Screencaptures on OSX
Posted on Tue 27 March 2018 in Posts
Oftentimes you want to take a screenshot. On OSX this is easy: ⌘+SHIFT+4
and you're presented with a rectangle that
allows you to click & select what to capture. But what happens when you want things like capturing a tooltip, or the
mouse pointer itself.
As it turns out there's a command line utility called screencapture
that allows you to do this. To capture the screen
and include the mouse pointer, you can do:
screencapture -T 5 -C ~/Desktop/screencap.png
and then in 5 seconds the current screen will be saved to ~/Desktop/screencap.png
and include the mouse pointer in the
image.
But what happens when you have an external display? How do you capture those screens. Well, the answer is in the
--help
output of the command which reads:
$ screencapture --help
screencapture: illegal option -- -
usage: screencapture [-icMPmwsWxSCUtoa] [files]

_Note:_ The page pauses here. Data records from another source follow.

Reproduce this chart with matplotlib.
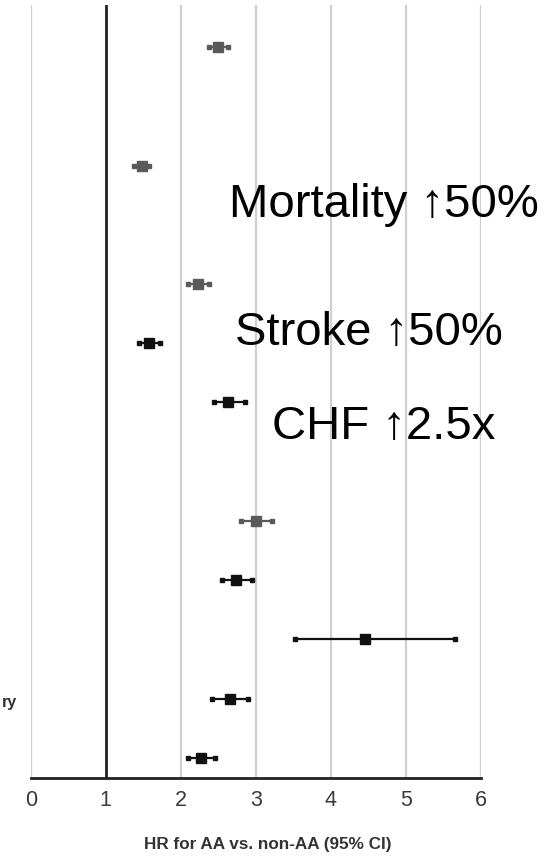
import matplotlib
matplotlib.use("Agg")
import matplotlib.pyplot as plt

# data (slot index from top; empty slots are spacer rows)
slots  = [0, 2, 4, 5, 6, 8, 9, 10, 11, 12]
hr     = [2.50, 1.48, 2.23, 1.57, 2.63, 3.00, 2.74, 4.46, 2.65, 2.27]
lo     = [2.38, 1.38, 2.10, 1.44, 2.44, 2.80, 2.55, 3.52, 2.42, 2.10]
hi     = [2.63, 1.58, 2.37, 1.72, 2.86, 3.22, 2.95, 5.66, 2.90, 2.46]
gray   = [True, True, True, False, False, True, False, False, False, False]
xticks = [0, 1, 2, 3, 4, 5, 6]
notes  = ["Mortality \u219150%", "Stroke \u219150%", "CHF \u21912.5x"]
xlabel = "HR for AA vs. non-AA (95% CI)"

FAM = ["Liberation Sans", "DejaVu Sans"]

fig = plt.figure(figsize=(5.46, 8.62), dpi=100)
top_px, bot_px = 6, 779
ax = fig.add_axes([30.7/546, 1-bot_px/862, (481-30.7)/546, (bot_px-top_px)/862])
ax.set_xlim(0, 6)
ax.set_ylim(12.34, -0.71)

for x in xticks:
    if x == 1:
        ax.axvline(x, color="#222222", lw=2.0, zorder=1)
    else:
        ax.axvline(x, color="#cfcfcf", lw=1.6, zorder=1)

for s, h, l, u, g in zip(slots, hr, lo, hi, gray):
    c = "#5a5a5a" if g else "#111111"
    ax.plot([l, u], [s, s], color=c, lw=1.6, zorder=3)
    ax.plot([l, u], [s, s], ls="none", marker="s", ms=3.5, color=c, zorder=3)
    ax.plot([h], [s], ls="none", marker="s", ms=7, color=c, zorder=4)

for sp in ["top", "right", "left"]:
    ax.spines[sp].set_visible(False)
ax.spines["bottom"].set_color("#222222")
ax.spines["bottom"].set_linewidth(2.0)
ax.set_yticks([])
ax.set_xticks(xticks)
ax.set_xticklabels([str(x) for x in xticks], fontsize=15.5, color="#3a3a3a", family=FAM)
ax.tick_params(axis="x", length=0, pad=8)

fig.text(268/546, 1-845/862, xlabel, ha="center", va="center", fontsize=12.3,
         fontweight="bold", color="#333333", family=FAM)

fig.text(17/546, 1-703/862, "ry", ha="right", va="center", fontsize=11.5,
         fontweight="bold", color="#333333", family=FAM)

note_pos = [(384, 205), (369, 333), (384, 427)]
for t, (px, py) in zip(notes, note_pos):
    fig.text(px/546, 1-py/862, t, ha="center", va="center", fontsize=34,
             color="black", family=FAM)

fig.savefig("out.png", dpi=100)
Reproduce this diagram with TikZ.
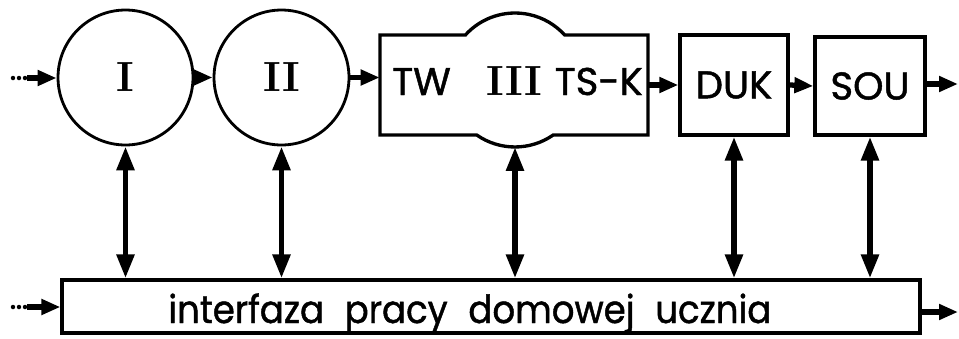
\documentclass[tikz,border=0pt]{standalone}
\usepackage{fontspec}
\newfontfamily\lblfont[FakeBold=1.2]{Poppins}
\usetikzlibrary{arrows.meta}
\begin{document}
\begin{tikzpicture}[x=0.02cm,y=0.02cm,
  lbl/.style={font=\lblfont\fontsize{22}{26}\selectfont},
  numeral/.style={font=\rmfamily\bfseries\fontsize{24}{26}\selectfont},
  stage/.style={circle, draw, line width=1.6pt, minimum size=2.7cm, inner sep=0pt, numeral},
  block/.style={draw, line width=1.9pt, minimum height=2cm, inner sep=0pt, lbl},
  flow/.style={-{Triangle[length=3.8mm,width=3mm]}, line width=3pt},
  link/.style={{Triangle[length=4.8mm,width=3.4mm]}-{Triangle[length=4.8mm,width=3.4mm]}, line width=3.2pt},
  dot/.style={fill, circle, inner sep=0pt, minimum size=0.09cm}]
\useasboundingbox (0,0) rectangle (959,-338);

% stages I and II
\node[stage] (i)  at (125.5,-77.5) {I};
\node[stage] (ii) at (281.5,-77.5) {II};

% stage III: rectangle merged with a circle
\node[minimum width=5.36cm, minimum height=2cm, inner sep=0pt] (t3) at (514,-85) {};
\draw[line width=1.9pt] (380,-35) -- (465.4,-35)
  arc[start angle=137.8, end angle=42.2, radius=67] -- (648,-35) -- (648,-135) -- (553.2,-135)
  arc[start angle=-55.2, end angle=-124.8, radius=67] -- (380,-135) -- cycle;
\node[lbl, anchor=base west] (tw) at (386,-95) {TW};
\node[numeral, anchor=base] (t3lab) at (514,-95) {III};
\node[lbl, anchor=base east] (tsk) at (649,-95) {TS-K};
\coordinate (t3b) at (515,-147);

% blocks DUK and SOU
\node[block, minimum width=2.16cm] (duk) at (734,-85) {DUK};
\node[block, minimum width=2.2cm, minimum height=1.96cm] (sou) at (870,-86) {SOU};

% homework interphase
\node[draw, line width=1.9pt, minimum width=17.16cm, minimum height=1.06cm, inner sep=0pt] (hw) at (491,-306.5) {};
\node[lbl, anchor=base west, inner sep=0pt] (hwlab) at (168,-323)
  {\scalebox{0.92}[1]{interfaza\hspace{0.45cm}pracy\hspace{0.45cm}domowej\hspace{0.45cm}ucznia}};

% inputs
\foreach \yy/\nm in {-78/in1, -307/in2} {
  \node[dot] at (13,\yy) {};
  \node[dot] at (19,\yy) {};
  \node[dot] at (25,\yy) {};
  \coordinate (\nm) at (27,\yy);
}
\draw[flow] (in1) -- (in1 -| i.west);
\draw[flow] (in2) -- (in2 -| hw.west);

% main flow
\draw[flow] (i.east) -- (ii.west);
\draw[flow] (ii.east) -- (ii.east -| t3.west);
\draw[flow] (t3.east) -- (duk.west);
\draw[flow] (duk.east) -- (sou.east -| sou.west);
\coordinate (out1) at (958,-84);
\draw[flow] (sou.east |- out1) -- (out1);
\coordinate (out2) at (958,-312);
\draw[flow] (hw.east |- out2) -- (out2);

% links to the interphase
\draw[link] (i.south) -- (i.south |- hw.north);
\draw[link] (ii.south) -- (ii.south |- hw.north);
\draw[link] (t3b) -- (t3b |- hw.north);
\draw[link] (duk.south) -- (duk.south |- hw.north);
\draw[link] (sou.south) -- (sou.south |- hw.north);
\end{tikzpicture}
\end{document}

-c force screen capture to go to the clipboard
-b capture Touch Bar - non-interactive modes only
-C capture the cursor as well as the screen. only in non-interactive modes
-d display errors to the user graphically
-i capture screen interactively, by selection or window
control key - causes screen shot to go to clipboard
space key - toggle between mouse selection and
window selection modes
escape key - cancels interactive screen shot
-m only capture the main monitor, undefined if -i is set
-M screen capture output will go to a new Mail message
-o in window capture mode, do not capture the shadow of the window
-P screen capture output will open in Preview
-I screen capture output will in a new Messages message
-s only allow mouse selection mode
-S in window capture mode, capture the screen not the window
-t<format> image format to create, default is png (other options include pdf, jpg, tiff and other formats)
-T<seconds> Take the picture after a delay of <seconds>, default is 5
-w only allow window selection mode
-W start interaction in window selection mode
-x do not play sounds
-a do not include windows attached to selected windows
-r do not add dpi meta data to image
-l<windowid> capture this windowsid
-R<x,y,w,h> capture screen rect
-B<bundleid> screen capture output will open in app with bundleidBS
files where to save the screen capture, 1 file per screen
Note that last line, files where to save the screen capture, 1 file per screen
. So we just add an additional file
per screen. So if you have 2 external displays, you'd do something like:
screencapture -T 5 -C ~/Desktop/screen1.png ~/Desktop/screen2.png ~/Desktop/screen3.png
And three files will be saved, one for each screen.